SETX is now recognized as a major contributor to genome stability and plays an important role during S‐phase of cycling cells. Its SUMOylation is necessary for Exosc9 interaction, a core component of the nuclear exosome. These two events appear necessary for SETX’s function at S‐phase foci where it facilitates exosome‐mediated degradation of stalled RNA transcription at DNA polymerase/RNAP II collision sites. Also, SETX co‐localizes with the DNA damage markers 53BP1 and H2AX at these foci. Because SETX is maintained at very low cellular levels, transient over‐expression may trigger cell cycle check points. But neurons do not replicate, and both AOA2 and ALS4 result primarily in neuron degeneration. AOA2 loss‐of‐function mutations appear to block both SUMOylation and Exosc9 interaction. Hence, unless RNAPII self‐collision is of major concern for neuronal pathogenesis, other functions of SUMO‐SETX must contribute to neurodegeneration. The obvious candidate for this dysfunction would be a role for SETX in the regulation of SG dynamics, a core pathological hallmark in various forms of neurodegeneration. Based upon recent work, we now know that SETX, when found in SGs in close proximity to FMR1 and FXR1, plays an important role in SG disassembly, likely by its helicase domain‐dependent function of unwinding certain SG RNAs.
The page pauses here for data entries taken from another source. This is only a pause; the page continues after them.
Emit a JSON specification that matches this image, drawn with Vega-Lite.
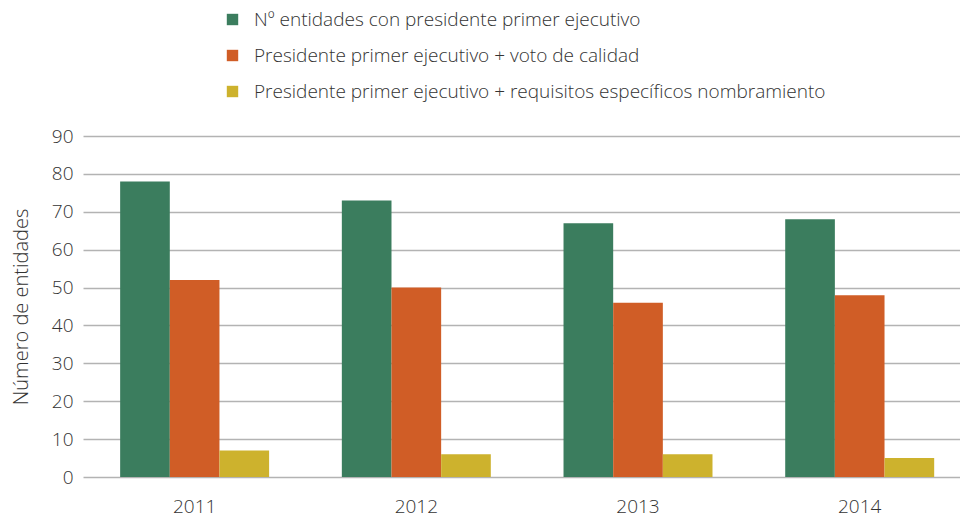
{
  "$schema": "https://vega.github.io/schema/vega-lite/v6.json",
  "width": 877,
  "height": 341,
  "autosize": {"type": "none"},
  "padding": {"left": 83, "top": 136, "right": 0, "bottom": 41},
  "background": "white",
  "config": {
    "view": {"stroke": null},
    "font": "Open Sans",
    "text": {"color": "#333333"}
  },
  "data": {
    "values": [
      {"year": "2011", "serie": "Nº entidades con presidente primer ejecutivo", "value": 78},
      {"year": "2011", "serie": "Presidente primer ejecutivo + voto de calidad", "value": 52},
      {"year": "2011", "serie": "Presidente primer ejecutivo + requisitos específicos nombramiento", "value": 7},
      {"year": "2012", "serie": "Nº entidades con presidente primer ejecutivo", "value": 73},
      {"year": "2012", "serie": "Presidente primer ejecutivo + voto de calidad", "value": 50},
      {"year": "2012", "serie": "Presidente primer ejecutivo + requisitos específicos nombramiento", "value": 6},
      {"year": "2013", "serie": "Nº entidades con presidente primer ejecutivo", "value": 67},
      {"year": "2013", "serie": "Presidente primer ejecutivo + voto de calidad", "value": 46},
      {"year": "2013", "serie": "Presidente primer ejecutivo + requisitos específicos nombramiento", "value": 6},
      {"year": "2014", "serie": "Nº entidades con presidente primer ejecutivo", "value": 68},
      {"year": "2014", "serie": "Presidente primer ejecutivo + voto de calidad", "value": 48},
      {"year": "2014", "serie": "Presidente primer ejecutivo + requisitos específicos nombramiento", "value": 5}
    ]
  },
  "mark": {"type": "bar"},
  "encoding": {
    "x": {
      "field": "year", "type": "nominal", "title": null,
      "scale": {"paddingInner": 0.328, "paddingOuter": 0.142, "align": 0.59},
      "axis": {"labelAngle": 0, "labelFontSize": 19, "labelFontWeight": 300, "labelColor": "#333333", "ticks": false, "domain": false, "labelPadding": 20, "labelFont": "Open Sans"}
    },
    "xOffset": {
      "field": "serie", "type": "nominal",
      "sort": ["Nº entidades con presidente primer ejecutivo", "Presidente primer ejecutivo + voto de calidad", "Presidente primer ejecutivo + requisitos específicos nombramiento"],
      "scale": {"paddingInner": 0, "paddingOuter": 0}
    },
    "y": {
      "field": "value", "type": "quantitative", "title": "Número de entidades",
      "scale": {"domain": [0, 90], "nice": false},
      "axis": {"values": [0,10,20,30,40,50,60,70,80,90], "ticks": false, "domain": false, "grid": true, "gridColor": "#b3b3b3", "gridWidth": 1.5, "labelFontSize": 19, "labelFontWeight": 300, "labelColor": "#333333", "labelPadding": 10, "titleFontSize": 20, "titleFontWeight": 300, "titleColor": "#333333", "titlePadding": 20, "titleFont": "Open Sans", "labelFont": "Open Sans"}
    },
    "color": {
      "field": "serie", "type": "nominal",
      "sort": ["Nº entidades con presidente primer ejecutivo", "Presidente primer ejecutivo + voto de calidad", "Presidente primer ejecutivo + requisitos específicos nombramiento"],
      "scale": {"range": ["#3b7d5e", "#d05d26", "#cdb22d"]},
      "legend": {"title": null, "orient": "none", "legendX": 140, "legendY": -126, "symbolType": "square", "symbolSize": 130, "symbolStrokeWidth": 0, "labelFontSize": 19, "labelFontWeight": 300, "labelColor": "#333333", "labelFont": "Open Sans", "rowPadding": 16, "labelOffset": 12, "labelLimit": 700}
    }
  }
}
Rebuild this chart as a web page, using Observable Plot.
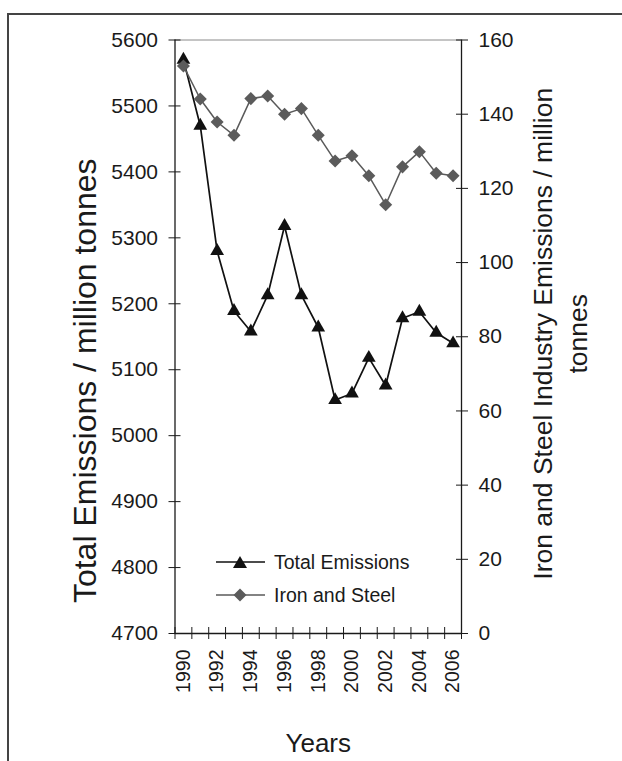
<!DOCTYPE html>
<html>
<head>
<meta charset="utf-8">
<script src="https://cdn.jsdelivr.net/npm/d3@7"></script>
<script src="https://cdn.jsdelivr.net/npm/@observablehq/plot@0.6"></script>
<style>
  body { margin: 0; background: #fff; }
  #wrap { position: relative; width: 622px; height: 761px; overflow: hidden; font-family: "Liberation Sans", Arial, sans-serif; }
  #frame { position: absolute; left: 7px; top: 13px; width: 640px; height: 800px; border-left: 2px solid #444; border-top: 2px solid #444; }
  #chart { position: absolute; left: 0; top: 0; }
  #legend { position: absolute; left: 216px; top: 546px; font-size: 19.5px; color: #1a1a1a; line-height: 32.5px; }
  #legend .item { display: flex; align-items: center; height: 32.5px; }
  #legend svg { margin-right: 9px; }
</style>
</head>
<body>
<div id="wrap">
  <div id="frame"></div>
  <div id="chart"></div>
  <div id="legend"></div>
</div>
<script>
const years = [1990,1991,1992,1993,1994,1995,1996,1997,1998,1999,2000,2001,2002,2003,2004,2005,2006];
const totalEmissions = [5570,5470,5280,5189,5158,5213,5318,5213,5164,5054,5064,5118,5076,5178,5188,5156,5140];
const ironSteel = [153.0,144.1,137.9,134.3,144.2,144.9,140.0,141.5,134.3,127.4,128.8,123.4,115.6,125.8,129.9,124.1,123.4];
const leftTicks = [4700,4800,4900,5000,5100,5200,5300,5400,5500,5600];
const rightTicks = [0,20,40,60,80,100,120,140,160];
const yearLabels = [1990,1992,1994,1996,1998,2000,2002,2004,2006];
const seriesNames = ["Total Emissions","Iron and Steel"];
const leftTitle = "Total Emissions / million tonnes";
const rightTitle = "Iron and Steel Industry Emissions / million\ntonnes";
const xTitle = "Years";

const leftMin = 4700, leftMax = 5600, rightMin = 0, rightMax = 160;
const toLeft = v => leftMin + (v - rightMin) * (leftMax - leftMin) / (rightMax - rightMin);
const fromLeft = v => rightMin + (v - leftMin) * (rightMax - rightMin) / (leftMax - leftMin);

const rows = years.map((y, i) => ({year: y, total: totalEmissions[i], iron: ironSteel[i]}));
const bounds = d3.range(years.length + 1).map(i => years[0] - 0.5 + i);

const diamond = {
  draw(ctx, size) {
    const s = Math.sqrt(size / 2);
    ctx.moveTo(0, -s); ctx.lineTo(s, 0); ctx.lineTo(0, s); ctx.lineTo(-s, 0); ctx.closePath();
  }
};

const axisColor = "#1a1a1a";
const font = "'Liberation Sans', Arial, sans-serif";

const chart = Plot.plot({
  width: 622,
  height: 761,
  marginLeft: 174.5,
  marginRight: 161,
  marginTop: 39.5,
  marginBottom: 128,
  style: {fontFamily: font, fontSize: "20px", color: axisColor, background: "transparent", overflow: "visible"},
  x: {domain: [bounds[0], bounds[bounds.length - 1]]},
  y: {domain: [leftMin, leftMax]},
  marks: [
    Plot.ruleY([leftMax], {stroke: "#8a8a8a", strokeWidth: 1}),
    Plot.ruleX([bounds[0]], {stroke: axisColor, strokeWidth: 1.3}),
    Plot.ruleX([bounds[bounds.length - 1]], {stroke: axisColor, strokeWidth: 1.3}),
    Plot.ruleY([leftMin], {stroke: axisColor, strokeWidth: 1.3}),
    Plot.axisY(leftTicks, {anchor: "left", tickSize: 12, dx: 6, fill: "none", stroke: axisColor, label: null}),
    Plot.axisY(leftTicks, {anchor: "left", tickSize: 0, tickPadding: 17, fontSize: 21, fill: axisColor, label: null, tickFormat: d => String(d)}),
    Plot.axisY(rightTicks.map(toLeft), {anchor: "right", tickSize: 12, dx: -6, fill: "none", stroke: axisColor, label: null}),
    Plot.axisY(rightTicks.map(toLeft), {anchor: "right", tickSize: 0, tickPadding: 17, fontSize: 21, fill: axisColor, label: null, tickFormat: d => String(Math.round(fromLeft(d)))}),
    Plot.axisX(bounds, {anchor: "bottom", tickSize: 12, dy: -6, fill: "none", stroke: axisColor, label: null}),
    Plot.axisX(yearLabels, {anchor: "bottom", tickSize: 0, tickPadding: 16, tickRotate: -90, fontSize: 19.5, fill: axisColor, label: null, tickFormat: d => String(d)}),
    Plot.line(rows, {x: "year", y: "total", stroke: "#111", strokeWidth: 1.7}),
    Plot.dot(rows, {x: "year", y: "total", symbol: "triangle", r: 5.1, fill: "#111", stroke: "none"}),
    Plot.line(rows, {x: "year", y: d => toLeft(d.iron), stroke: "#5a5a5a", strokeWidth: 1.5}),
    Plot.dot(rows, {x: "year", y: d => toLeft(d.iron), symbol: diamond, r: 5.2, fill: "#5b5b5b", stroke: "none"}),
    Plot.text([leftTitle], {frameAnchor: "left", dx: -89, dy: 44, rotate: -90, fontSize: 32, textAnchor: "middle", fill: axisColor}),
    Plot.text([rightTitle], {frameAnchor: "right", dx: 96.5, dy: -3, rotate: -90, fontSize: 26.5, textAnchor: "middle", lineHeight: 1.32, fill: axisColor}),
    Plot.text([xTitle], {frameAnchor: "bottom", dy: 118, fontSize: 26, textAnchor: "middle", fill: axisColor})
  ]
});
document.getElementById("chart").appendChild(chart);

const legend = document.getElementById("legend");
const markers = [
  '<polygon points="24,5 31,17 17,17" fill="#111"/>',
  '<polygon points="24,4.5 30.5,11 24,17.5 17.5,11" fill="#5b5b5b"/>'
];
const strokes = ["#111", "#5a5a5a"];
seriesNames.forEach((name, i) => {
  const item = document.createElement("div");
  item.className = "item";
  item.innerHTML = `<svg width="49" height="22"><line x1="0" x2="49" y1="11" y2="11" stroke="${strokes[i]}" stroke-width="1.5"/>${markers[i]}</svg><span>${name}</span>`;
  legend.appendChild(item);
});
</script>
</body>
</html>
Identifying and characterizing the SG RNA clients of SETX will yield crucial insights into the pathobiology of neurodegenerative diseases characterized by SG dysregulation.

CONFLICT OF INTEREST

The authors declare no conflict of interest.

AUTHOR'S CONTRIBUTIONS

All authors contributed equally to this work.

ETHICS STATEMENT

No human subjects or animals were used in the production of this review.